Three out of 5 undocumented immigrants are younger adults: between ages 25 and 44.
Contrary to the common image of single and unattached undocumented immigrants, the ICIRR study showed that 9 out of 10 live in family households.
Of those Illinois family households that include at least one undocumented immigrant, 87 percent are mixed-status; that is, they include a U.S. citizen or immigrant with lawful status. In just over half (55 percent) of Illinois married couples with an undocumented spouse, the other is lawfully present, either native-born, naturalized or a lawful permanent resident. Just over 1 in 3 (37 percent) of these couples include a spouse who is a U.S. citizen.
“Undocumented immigrants have strong equities in this country, a fact that provides a powerful argument against enforcement policies that separate these immigrants from their lawfully present spouses and children,” said the study, written by Fred Tsao with research from Rob Paral and Associates. “Indeed, the fact that 78,000 undocumented immigrants in Illinois are married to a U.S. citizen or lawfully present immigrant spouse further suggests that any immigration reform legislation should fix the unlawful presence bars and other obstacles that currently block the undocumented spouses from gaining lawful status through sponsorship of the lawfully present spouses.”
Sponsorship by lawfully present spouses would be quicker and simpler than legalization methods discussed in the Senate version of the immigration reform bill and would remove the threat of separation, Tsao said.
Undocumented immigrants participate in the state’s labor force at a rate just slightly higher than the general population (68 percent vs. 66 percent). These immigrants work in diverse areas of the Illinois economy:
• 20 percent of them are in manufacturing;
• 20 percent are in accommodations and food services;
• 11 percent in administrative and support services (including waste management);
• 10 percent are in construction
Other common occupations are sales and office work; transportation and material logistics; building and grounds cleaning and maintenance; management, business, science, arts and professional work.
However, nearly 1 in 3 of these undocumented workers (29 percent, or 146,000 persons) have annual income below the federal poverty level, which is $23,550 for a family of four. Another 34 percent (171,000 persons) earn between 100 and 200 percent of the federal poverty level.
The ICIRR report notes that the Senate immigration reform bill would require immigrants to maintain earnings at the federal poverty level in order to renew their provisional status. Those seeking a green card would need annual income at 125 percent of the federal poverty level.
According to the report, “To have a fair opportunity to gain lawful status through a legalization program, our state’s undocumented immigrants will need to have available to them English language and vocational training programs that would enable them to enhance their education and job skills. Such programming would enable legalizing immigrants to not only meet the requirements of legalization but also to contribute even more to our state’s economic and civic life.”
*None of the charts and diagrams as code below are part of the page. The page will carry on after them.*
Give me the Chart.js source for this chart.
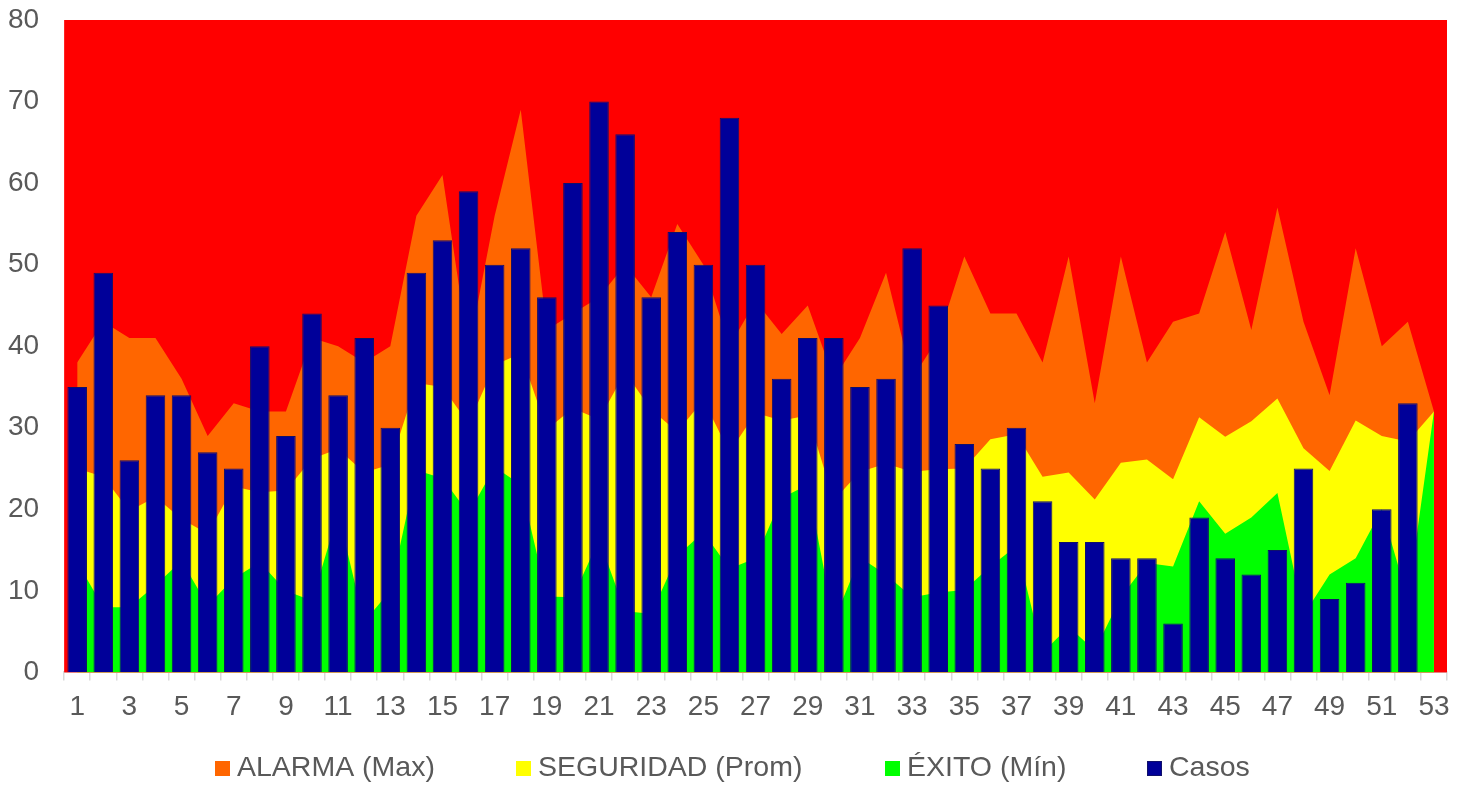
<!DOCTYPE html>
<html>
<head>
<meta charset="utf-8">
<script src="https://cdn.jsdelivr.net/npm/chart.js@4.4.1/dist/chart.umd.min.js"></script>
<style>
  html, body { margin: 0; padding: 0; background: #ffffff; }
  #wrap { position: relative; width: 1469px; height: 787px; }
</style>
</head>
<body>
<div id="wrap"><canvas id="c" width="1469" height="787"></canvas></div>
<script>
const weeks = [];
for (let i = 1; i <= 53; i++) weeks.push(String(i));

const yTicks = [0, 10, 20, 30, 40, 50, 60, 70, 80];

const alarmaMax = [38,43,41,41,36,29,33,32,32,41,40,38,40,56,61,39.5,56,69,42,44,46,50,46,55,50,40,45.5,41.5,45,36,41,49,36,41,51,44,44,38,51,33,51,38,43,44,54,42,57,43,34,52,40,43,32];

const seguridadProm = [25,24,19.8,21.5,18.8,17,22.8,22.1,22.3,26.2,27.4,24.5,25.5,35.5,35,30.5,37.7,39.1,29.8,32.4,31,36.8,32.2,29.5,33.4,27,31.8,30.9,31.5,21.1,24.6,25.6,24.6,24.9,25,28.6,29.2,24,24.5,21.2,25.7,26.1,23.7,31.3,28.9,30.8,33.6,27.5,24.7,30.9,29,28.3,32];

const exitoMin = [13.5,8,8,10.7,13.7,8.2,11.5,13.5,10,8.8,19.5,6.2,10,24.8,23.8,19.5,25.2,23,9.3,9.2,16.3,7.5,7.2,14.3,17.2,12.7,14,21.4,23,6.3,14.1,12,9.2,9.8,10.1,13,15.5,2.4,5.6,2.7,9.2,13.4,13,21,17,19,22,7,12,14,20,9,32];

const casos = [35,49,26,34,34,27,25,40,29,44,34,41,30,49,53,59,50,52,46,60,70,66,46,54,50,68,50,36,41,41,35,36,52,45,28,25,30,21,16,16,14,14,6,19,14,12,15,25,9,11,20,33,null];

const FONT = "'Liberation Sans', Arial, sans-serif";
const TEXT = '#595959';

// red "epidemic" zone behind everything
const redZone = {
  id: 'redZone',
  beforeDatasetsDraw(chart) {
    const a = chart.chartArea, ctx = chart.ctx;
    ctx.save();
    ctx.fillStyle = '#FF0000';
    ctx.fillRect(a.left, a.top, a.right - a.left, a.bottom - a.top);
    ctx.restore();
  }
};

// legend drawn from the datasets, spaced like the original
const legendSlots = [215, 516, 885, 1147];
const spacedLegend = {
  id: 'spacedLegend',
  afterDraw(chart) {
    const ctx = chart.ctx;
    const yMid = 768.5, box = 15;
    ctx.save();
    ctx.font = '28.5px ' + FONT;
    ctx.textBaseline = 'middle';
    ctx.textAlign = 'left';
    chart.data.datasets.forEach((ds, i) => {
      const x = legendSlots[i];
      ctx.fillStyle = ds.backgroundColor;
      ctx.fillRect(x, yMid - box / 2, box, box);
      if (ds.type === 'bar') {
        ctx.strokeStyle = ds.borderColor;
        ctx.lineWidth = 1;
        ctx.strokeRect(x + 0.5, yMid - box / 2 + 0.5, box - 1, box - 1);
      }
      ctx.fillStyle = TEXT;
      ctx.fillText(ds.label, x + 22, yMid);
    });
    ctx.restore();
  }
};

function area(label, data, color, order) {
  return {
    type: 'line', label, data, order,
    backgroundColor: color, borderColor: color, borderWidth: 0,
    pointRadius: 0, pointHoverRadius: 0, tension: 0, fill: 'origin'
  };
}

new Chart(document.getElementById('c'), {
  data: {
    labels: weeks,
    datasets: [
      area('ALARMA (Max)', alarmaMax, '#FF6600', 3),
      area('SEGURIDAD (Prom)', seguridadProm, '#FFFF00', 2),
      area('ÉXITO (Mín)', exitoMin, '#00FF00', 1),
      {
        type: 'bar', label: 'Casos', data: casos, order: 0,
        backgroundColor: '#000099', borderColor: '#10106a', borderWidth: 1,
        categoryPercentage: 1.0, barPercentage: 0.75
      }
    ]
  },
  options: {
    responsive: false,
    animation: false,
    layout: { padding: { left: 3, right: 22, top: 20, bottom: 53 } },
    plugins: {
      tooltip: { enabled: false },
      legend: { display: false }
    },
    scales: {
      x: {
        type: 'category',
        offset: true,
        grid: { display: true, drawOnChartArea: false, drawTicks: true, tickLength: 8, color: '#d9d9d9', lineWidth: 1.5, offset: true },
        border: { display: true, color: '#d9d9d9', width: 2 },
        ticks: {
          font: { family: FONT, size: 28 }, color: TEXT,
          autoSkip: false, maxRotation: 0, minRotation: 0, padding: 10,
          callback: function(v, i) { return (i % 2 === 0) ? weeks[i] : ''; }
        }
      },
      y: {
        min: yTicks[0], max: yTicks[yTicks.length - 1],
        grid: { display: true, drawOnChartArea: false, drawTicks: true, tickLength: 20, color: 'rgba(0,0,0,0)' },
        border: { display: false },
        afterBuildTicks(scale) { scale.ticks = yTicks.map(v => ({ value: v })); },
        ticks: { font: { family: FONT, size: 28, lineHeight: 1 }, color: TEXT, padding: 5 }
      }
    }
  },
  plugins: [redZone, spacedLegend]
});
</script>
</body>
</html>
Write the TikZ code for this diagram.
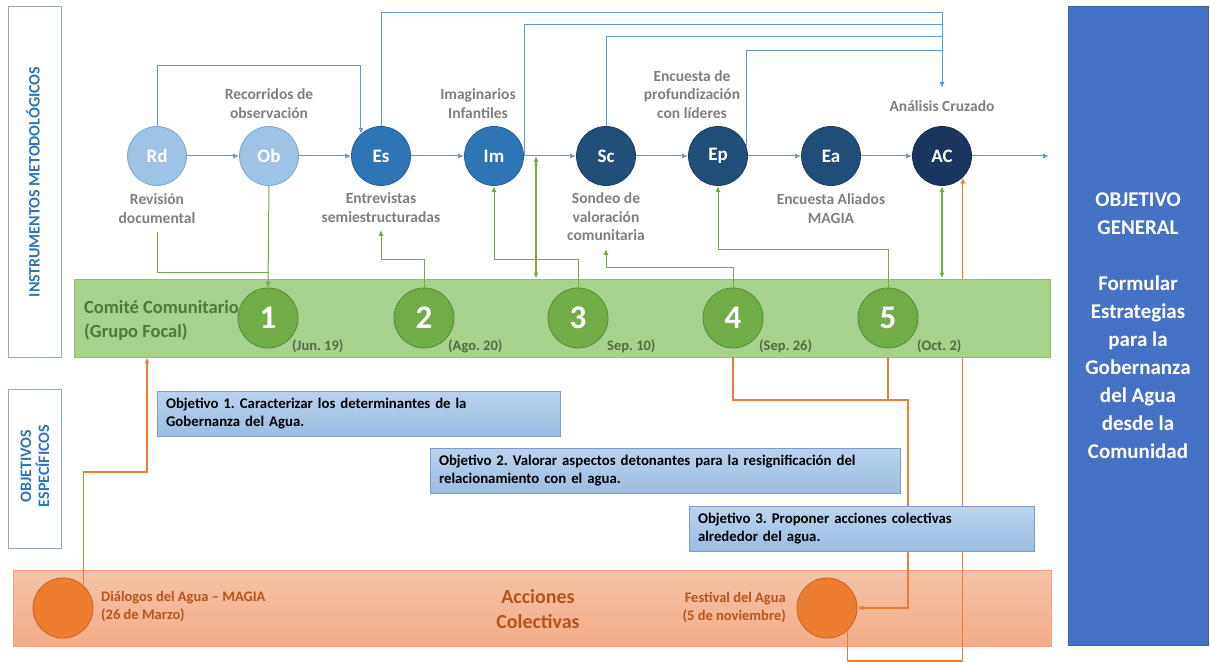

Language is another barrier for immigrants who seek legalization. Across the state, more than 4 in 5 undocumented immigrants speak Spanish, while many of the remainder speak an Asian language. As a result, outreach will have to be conducted primarily in Spanish. Organizations that serve people from the Philippines, India, Korea and China will need to be included.
Even though 36 percent of the undocumented population lives in the suburbs, there are fewer supports for them there than in Chicago.